A "right-to-work" law is a statute in the United States that prohibits union security agreements, or agreements between labor unions and employers, that govern the extent to which an established union can require employees' membership, payment of union dues, or fees as a condition of employment, either before or after hiring. "Right-to-work" laws do not, as the short phrase might suggest, aim to provide a general guarantee of employment to people seeking work, but rather are a government regulation of the contractual agreements between employers and labor unions that prevents them from excluding non-union workers, or requiring employees to pay a fee to unions that have negotiated the labor contract all the employees work under.
reply to post by tinner07
I'm a retired union worker and if you ask me, the "right-to-work" laws were never really intended to give workers any new "rights," other than the right to reap the benefits offered by union membership without paying their fair share of the cost to operate the union, including those cost incurred when negotiating their benefits.
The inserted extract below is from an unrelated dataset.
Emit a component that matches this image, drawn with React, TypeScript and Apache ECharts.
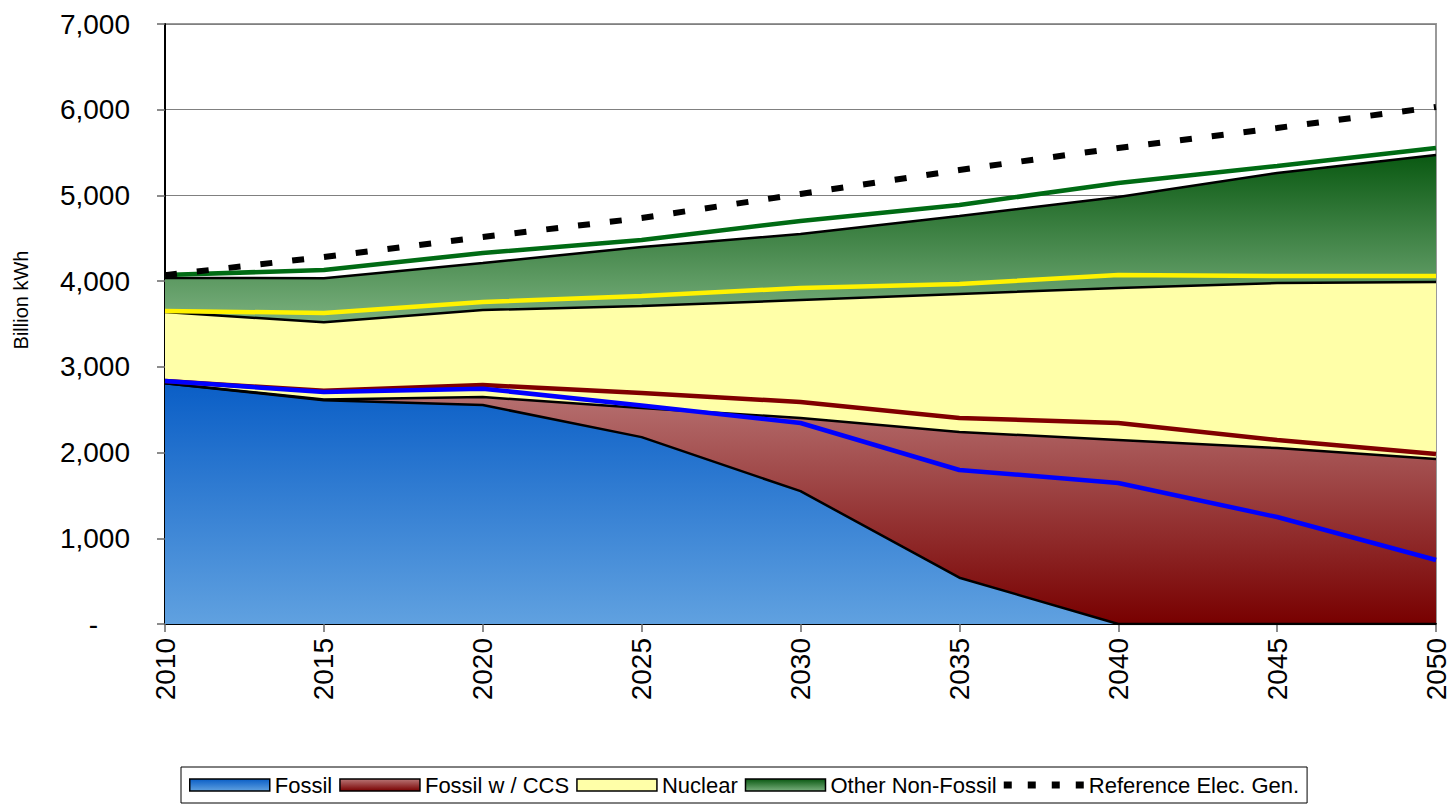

Now, maybe this wouldn't be such a big issue except that a lot of dues go to things like electioneering. I remember when I was a teacher and belonged to the teachers' union. It was during the Bush/Kerry election. My union dues, without my permission, paid for people to operate call centers where live people would call me and pretty much tell me how to vote. I'll bet you can guess for whom I was to vote. It was always phrased "Your union has determined who the best candidate to vote for ..." Then there were all the mailers telling me to "Vote for Kerry because your job depends on it!"
My dues money went to pay for all of that.
When the same union represents the employees at the big three auto manufacturers, how is that not a conflict of interest?
How can you not say there is potential conflict of interest of interest anytime the union is larger/much more powerful than the entity they're bargaining against?
And how can you defend public workers' unions? In that case, you have a large group of people who vote, their dues go into electioneering to elect candidates who will sit across from their reps to negotiate their contracts, and the terms of those contracts will determine their wages and the dues that will in part fund electioneering for the next campaign ... who provides the wages? Oh, the taxpayer. Who never gets any seat at the table? Oh, the taxpayer ... How is that fair?
So I started thed the union vs. non union thread, From the Kelloggs thread. Union guys making 28 bucks an hour.
What does right to work really mean?
I am a union sheet metal worker and everybody I work with is too. We pay dues, for the most part we al went through our apprenticeship and became journeyman.
I dont get it. Nobody is forced to join our union.
Can somebody explain the big ordeal please
Well, I know what has worked best for me, but other's mileage may vary.
As for which is best for the economy, I don't believe either side's story. For every source you can find that says the RTW states pay equal wages, there is another source saying they earn much less. Personally I don't believe either set of numbers because they will have been massaged by professionals to support the preferred ideology rather than report reality.
But I will say this. If you are a non-union worker in a right to work state you should be required to show evidence that you have personally negotiated every wage and benefit item yourself. And there better be records of the negotiations. Unions are required to keep these records and report them to the DOL, so should everyone else.
And no, saying "I want what they have" is not negotiating.
reply to post by OccamsRazor04
In my opinion, except for the trade unions who supervise education of their workers, the union is there only to funnel money to the democratic party in the USA.